A U.S. Predator unmanned drone armed with a missile stands on the tarmac of Kandahar military airport in Afghanistan. (AP)
A U.S. Predator unmanned drone armed with a missile stands on the tarmac of Kandahar military airport in Afghanistan. (AP)

American drones are a fixture of the global skies now. Pakistan and Yemen know it well. Hundreds of drone-fired missiles have come down out of the sky there. Thousands have died.

American drone warfare took off after 9.11, and accelerated sharply under President Barack Obama.

It has been Obama’s weapon of choice against Al Qaeda. But is it really legal, as 9.11 recedes and drone use spreads? And what kind of precedent is the United States setting for the future, when many nations have drones?

This hour, On Point: the law, and American drones.
-Tom Ashbrook

Guests

Julian Barnes, Pentagon correspondent for the Wall Street Journal.
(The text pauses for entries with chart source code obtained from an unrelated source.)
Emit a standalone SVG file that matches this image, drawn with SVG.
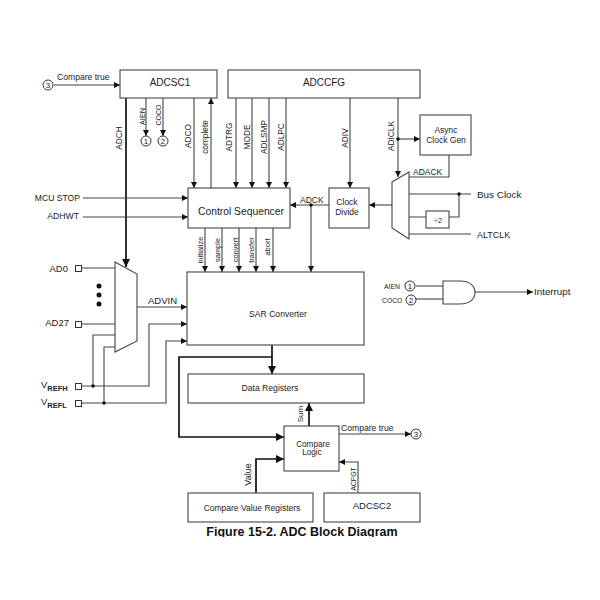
<svg xmlns="http://www.w3.org/2000/svg" width="600" height="600" viewBox="0 0 600 600">
<style>
text{font-family:"Liberation Sans",Arial,sans-serif;fill:#222;font-size:8px}
.box{fill:#fff;stroke:#444;stroke-width:1.1}
.c{fill:none;stroke:#444;stroke-width:1.1}
.a{marker-end:url(#ah)}
.t{fill:none;stroke:#111;stroke-width:1.7}
.ta{marker-end:url(#ahb)}
.dot{fill:#111}
.m{text-anchor:middle}
.l{font-size:10px}
.n{font-size:9.5px}
.r{font-size:8.3px;text-anchor:middle}
.pin{fill:#fff;stroke:#333;stroke-width:1}
.sub{font-size:7.5px;font-weight:bold}
</style>
<defs>
<marker id="ah" markerUnits="userSpaceOnUse" markerWidth="7" markerHeight="7" refX="6" refY="3" orient="auto"><path d="M0,0 L6,3 L0,6 Z" fill="#111"/></marker>
<marker id="ahb" markerUnits="userSpaceOnUse" markerWidth="9" markerHeight="9" refX="8" refY="4" orient="auto"><path d="M0,0 L8,4 L0,8 Z" fill="#111"/></marker>
</defs>
<rect width="600" height="600" fill="#fff"/>
<g id="connectors">
<path class="c a" d="M54,85H120"/>
<path class="t ta" d="M126,98V267"/>
<path class="c a" d="M146,98V136"/>
<path class="c a" d="M163,98V136"/>
<path class="c a" d="M194,98V188"/>
<path class="c a" d="M211,188V98"/>
<path class="c a" d="M236,98V188"/>
<path class="c a" d="M252,98V188"/>
<path class="c a" d="M269,98V188"/>
<path class="c a" d="M286,98V188"/>
<path class="c a" d="M350,98V188"/>
<path class="c a" d="M398,98V177"/>
<path class="c a" d="M398,139H420"/>
<path class="c" d="M449,155V177H409"/>
<path class="c" d="M409,194H471"/>
<path class="c" d="M409,217H426M449,217H459V194"/>
<path class="c" d="M409,234H471"/>
<path class="c a" d="M392,205H369"/>
<path class="c a" d="M329,205H290"/>
<path class="c a" d="M311,205V272"/>
<path class="c a" d="M83,198H188"/>
<path class="c a" d="M83,217H188"/>
<path class="c a" d="M205,228V272"/>
<path class="c a" d="M222,228V272"/>
<path class="c a" d="M239,228V272"/>
<path class="c a" d="M256,228V272"/>
<path class="c a" d="M273,228V272"/>
<path class="c" d="M81,268H115"/>
<path class="c" d="M81,324H115"/>
<path class="c" d="M81,386H93V335H115"/>
<path class="c" d="M81,403H104V347H115"/>
<path class="c a" d="M137,307H187"/>
<path class="c a" d="M93,386H149V324H187"/>
<path class="c a" d="M104,403H166V341H187"/>
<path class="t ta" d="M272,345V374"/>
<path class="t ta" d="M272,357H179V437H284"/>
<path class="t ta" d="M309,426V403"/>
<path class="c a" d="M339,434H411"/>
<path class="t ta" d="M256,493V459H284"/>
<path class="c a" d="M358,493V462H339"/>
<path class="c" d="M416,286H443"/>
<path class="c" d="M416,299H443"/>
<path class="c a" d="M475,292H533"/>
<circle class="dot" cx="398" cy="139" r="1.8"/>
<circle class="dot" cx="459" cy="194" r="1.8"/>
<circle class="dot" cx="311" cy="205" r="1.8"/>
<circle class="dot" cx="93" cy="386" r="1.8"/>
<circle class="dot" cx="104" cy="403" r="1.8"/>
</g>
<g id="labels">
<text x="57" y="80" style="font-size:8.6px">Compare true</text>
<text class="r" transform="translate(122,138) rotate(-90)">ADCH</text>
<text class="r" transform="translate(145,116.500) rotate(-90)" style="font-size:7.3px">AIEN</text>
<text class="r" transform="translate(161,115) rotate(-90)" style="font-size:7px">COCO</text>
<text class="r" transform="translate(191,136) rotate(-90)">ADCO</text>
<text class="r" transform="translate(208,137) rotate(-90)">complete</text>
<text class="r" transform="translate(232,137) rotate(-90)">ADTRG</text>
<text class="r" transform="translate(250,137) rotate(-90)">MODE</text>
<text class="r" transform="translate(267,137) rotate(-90)">ADLSMP</text>
<text class="r" transform="translate(284,137) rotate(-90)">ADLPC</text>
<text class="r" transform="translate(348,138) rotate(-90)">ADIV</text>
<text class="r" transform="translate(394,136) rotate(-90)">ADICLK</text>
<text x="413" y="175" style="font-size:8.5px">ADACK</text>
<text x="477" y="198" style="font-size:9.900px">Bus Clock</text>
<text x="477" y="238" style="font-size:9px">ALTCLK</text>
<text x="300" y="203" style="font-size:8.5px">ADCK</text>
<text x="80" y="201" text-anchor="end" style="font-size:8.6px">MCU STOP</text>
<text x="79" y="219" text-anchor="end" style="font-size:8.7px">ADHWT</text>
<text x="68" y="272" text-anchor="end" class="n">AD0</text>
<text x="69" y="326" text-anchor="end" class="n">AD27</text>
<text x="41" y="388" class="n">V<tspan dy="2.5" class="sub">REFH</tspan></text>
<text x="41" y="405" class="n">V<tspan dy="2.5" class="sub">REFL</tspan></text>
<text x="148" y="304" style="font-size:9.5px">ADVIN</text>
<text class="r" transform="translate(203,250) rotate(-90)" style="font-size:7.5px">initialize</text>
<text class="r" transform="translate(220,250) rotate(-90)" style="font-size:7.5px">sample</text>
<text class="r" transform="translate(238,250) rotate(-90)" style="font-size:7.5px">convert</text>
<text class="r" transform="translate(254,250) rotate(-90)" style="font-size:7.5px">transfer</text>
<text class="r" transform="translate(270,247) rotate(-90)" style="font-size:7.5px">abort</text>
<text class="r" transform="translate(303,414) rotate(-90)" style="font-size:8px">Sum</text>
<text x="341" y="431" style="font-size:8.6px">Compare true</text>
<text class="r" transform="translate(251,474.500) rotate(-90)" style="font-size:9px">Value</text>
<text class="r" transform="translate(356,479) rotate(-90)" style="font-size:7px">ACFGT</text>
<text x="384" y="289" style="font-size:6.8px">AIEN</text>
<text x="382" y="303" style="font-size:6.8px">COCO</text>
<text x="534" y="295" style="font-size:9.800px">Interrupt</text>
</g>
<g id="adcsc1"><rect class="box" x="120" y="70" width="97" height="28"/><text class="m l" x="170" y="86">ADCSC1</text></g>
<g id="adccfg"><rect class="box" x="228" y="70" width="192" height="28"/><text class="m l" x="324" y="86">ADCCFG</text></g>
<g id="async"><rect class="box" x="420" y="115" width="51" height="40"/><text class="m" x="446" y="133" style="font-size:8.5px">Async</text><text class="m" x="446" y="142.500" style="font-size:8.5px">Clock Gen</text></g>
<g id="control-sequencer"><rect class="box" x="188" y="188" width="102" height="40"/><text class="m" x="241" y="215" style="font-size:10.3px">Control Sequencer</text></g>
<g id="clock-divide"><rect class="box" x="329" y="188" width="40" height="40"/><text class="m" x="347" y="205" style="font-size:8.5px">Clock</text><text class="m" x="347" y="215" style="font-size:8.5px">Divide</text></g>
<g id="clock-mux"><path class="box" d="M392,182L409,172V239L392,228Z"/></g>
<g id="div2"><rect class="box" x="426" y="211" width="23" height="17"/><text class="m" x="438" y="223" style="font-size:7.5px">÷2</text></g>
<g id="input-mux"><path class="box" d="M115,262L137,274V341L115,352Z"/></g>
<g id="dots"><circle class="dot" cx="99" cy="286" r="2.5"/><circle class="dot" cx="99" cy="295" r="2.5"/><circle class="dot" cx="99" cy="304" r="2.5"/></g>
<g id="sar"><rect class="box" x="187" y="272" width="177" height="73"/><text class="m" x="278" y="317" style="font-size:8.6px">SAR Converter</text></g>
<g id="data-registers"><rect class="box" x="188" y="374" width="176" height="29"/><text class="m" x="270" y="391" style="font-size:8.6px">Data Registers</text></g>
<g id="compare-logic"><rect class="box" x="284" y="426" width="55" height="45"/><text class="m" x="313" y="447" style="font-size:8.2px">Compare</text><text class="m" x="312" y="455" style="font-size:8.2px">Logic</text></g>
<g id="compare-value"><rect class="box" x="188" y="493" width="125" height="29"/><text class="m" x="252" y="511" style="font-size:8.5px">Compare Value Registers</text></g>
<g id="adcsc2"><rect class="box" x="324" y="493" width="96" height="29"/><text class="m" x="372" y="509" style="font-size:9.5px">ADCSC2</text></g>
<g id="and-gate"><path class="box" d="M443,281H460C470,281,475,286,475,292.500C475,299,470,304,460,304H443Z"/></g>
<g id="pins">
<rect class="pin" x="75.500" y="265.500" width="6" height="6"/>
<rect class="pin" x="75.500" y="321.500" width="6" height="6"/>
<rect class="pin" x="75.500" y="383.500" width="6" height="6"/>
<rect class="pin" x="75.500" y="400.500" width="6" height="6"/>
</g>
<g id="refs">
<g><circle class="pin" cx="48" cy="85" r="5"/><text class="m" x="48" y="88" style="font-size:8px">3</text></g>
<g><circle class="pin" cx="146" cy="141" r="5"/><text class="m" x="146" y="144" style="font-size:8px">1</text></g>
<g><circle class="pin" cx="163" cy="141" r="5"/><text class="m" x="163" y="144" style="font-size:8px">2</text></g>
<g><circle class="pin" cx="410" cy="286" r="5"/><text class="m" x="410" y="289" style="font-size:8px">1</text></g>
<g><circle class="pin" cx="411" cy="300" r="5"/><text class="m" x="411" y="303" style="font-size:8px">2</text></g>
<g><circle class="pin" cx="416" cy="434" r="5"/><text class="m" x="416" y="437" style="font-size:8px">3</text></g>
</g>
<g id="caption"><text class="m" x="302" y="536" style="font-size:12.500px;font-weight:bold;fill:#111">Figure 15-2. ADC Block Diagram</text><rect x="190" y="537" width="230" height="6" fill="#fff"/></g>
</svg>
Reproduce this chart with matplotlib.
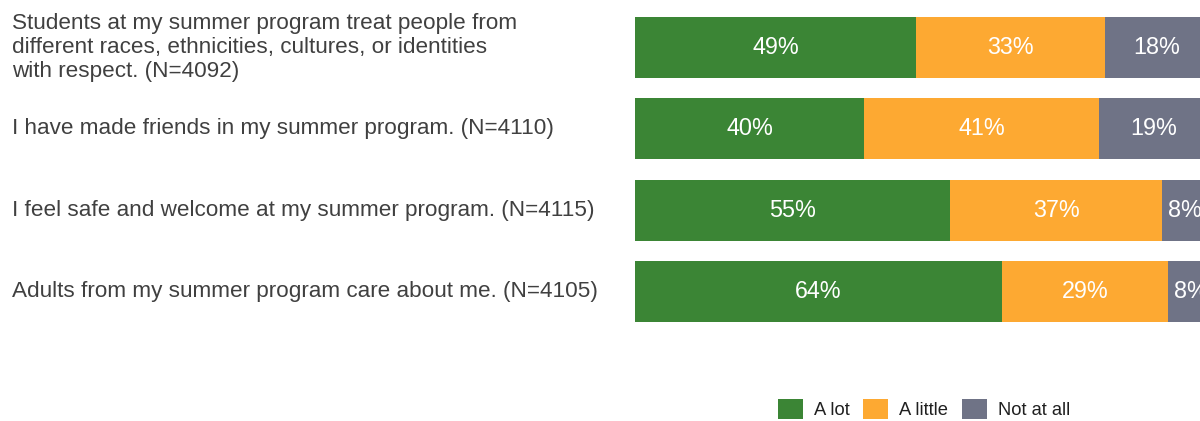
import matplotlib.pyplot as plt
import matplotlib.transforms as mtransforms
import numpy as np

plt.rcParams['font.family'] = ['Liberation Sans', 'DejaVu Sans']

statements = [
    "Students at my summer program treat people from\ndifferent races, ethnicities, cultures, or identities\nwith respect. (N=4092)",
    "I have made friends in my summer program. (N=4110)",
    "I feel safe and welcome at my summer program. (N=4115)",
    "Adults from my summer program care about me. (N=4105)",
]
a_lot = [49, 40, 55, 64]
a_little = [33, 41, 37, 29]
not_at_all = [18, 19, 8, 8]

series_names = ["A lot", "A little", "Not at all"]
colors = ["#3B8535", "#FDA932", "#6F7386"]

fig = plt.figure(figsize=(12, 4.21), dpi=100)
# bars run a little past the right edge of the canvas
ax = fig.add_axes([635 / 1200, 1 - 322 / 421, 573 / 1200, 305 / 421])

y = np.arange(len(statements))
left = np.zeros(len(statements))
handles = []
for vals, name, col in zip([a_lot, a_little, not_at_all], series_names, colors):
    vals = np.array(vals, dtype=float)
    bars = ax.barh(y, vals, left=left, height=0.75, color=col, label=name)
    handles.append(bars)
    for yi, l, v in zip(y, left, vals):
        ax.text(l + v / 2, yi, f"{int(v)}%", ha="center", va="center",
                color="white", fontsize=16.8)
    left += vals

ax.set_xlim(0, 100)
ax.set_ylim(3.375, -0.375)
ax.axis("off")

trans = mtransforms.blended_transform_factory(fig.transFigure, ax.transData)
for yi, s in zip(y, statements):
    ax.text(12 / 1200, yi, s, transform=trans, ha="left", va="center",
            fontsize=16.2, color="#404040", linespacing=1.2)

fig.legend(handles=handles, labels=series_names, loc="center",
           bbox_to_anchor=(924 / 1200, 1 - 409 / 421), ncol=3, frameon=False,
           fontsize=13.2, handlelength=1.35, handleheight=1.35, handletextpad=0.6,
           columnspacing=0.75, labelcolor="#202020")

fig.savefig("out.png", dpi=100)
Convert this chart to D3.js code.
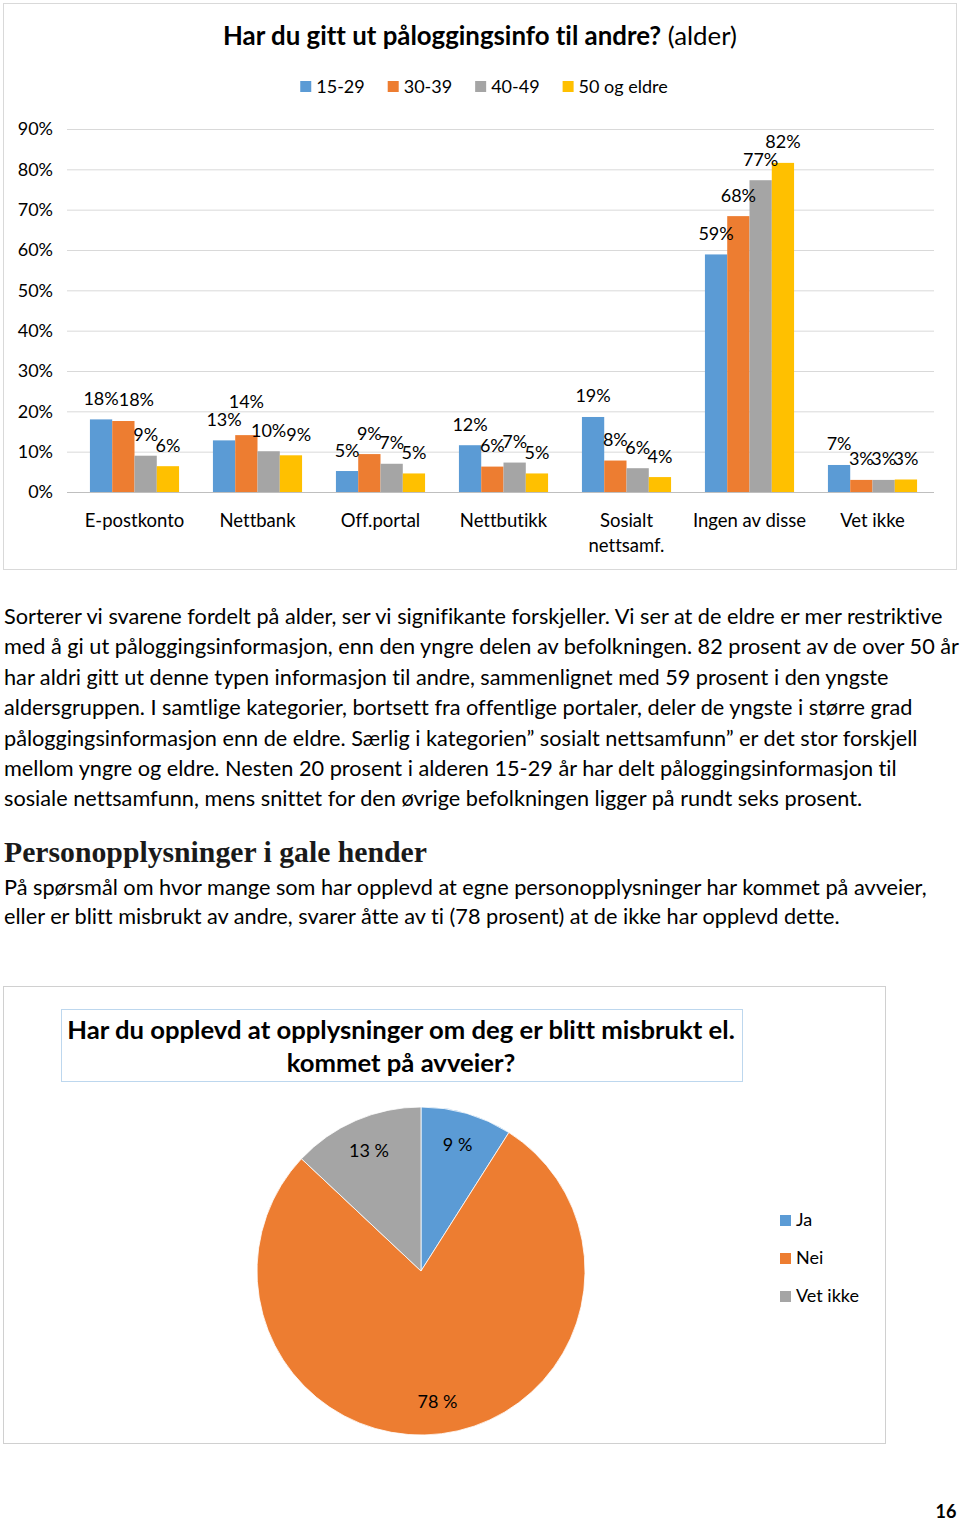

John Bellinger, legal adviser to the Department of State from 2005 to 2009 under Secretary of State Condoleezza Rice and Senior Associate Counsel to the President and Legal Adviser to the National Security Council (NSC) at the White House from 2001-2005. Partner at Arnold & Porter law firm.  Adjunct Senior Fellow in International and National Security Law at the Council on Foreign Relations.

Jameel Jaffer, directed the National Security Project from 2007 – 2010 and is currently the Director of the ACLU's Center for Democracy.

From Tom's Reading List

New York Times "Facing the possibility that President Obama might not win a second term, his administration accelerated work in the weeks before the election to develop explicit rules for the targeted killing of terrorists by unmanned drones, so that a new president would inherit clear standards and procedures, according to two administration officials."

Time "It was only two days ago that Battleland posted a photo of the Navy’s X-47B Unmanned Combat Aircraft System demonstrator “landing” gently on the flight deck of the USS Harry S Truman – with help from a crane."

Salon "The proliferation of drones in domestic law enforcement and beyond has been boosted on Capitol Hill by a 60-representative strong, bipartisan “drone caucus,” according to an investigative report by the Center for Responsive Politics and Hearst newspapers."

This program aired on December 3, 2012.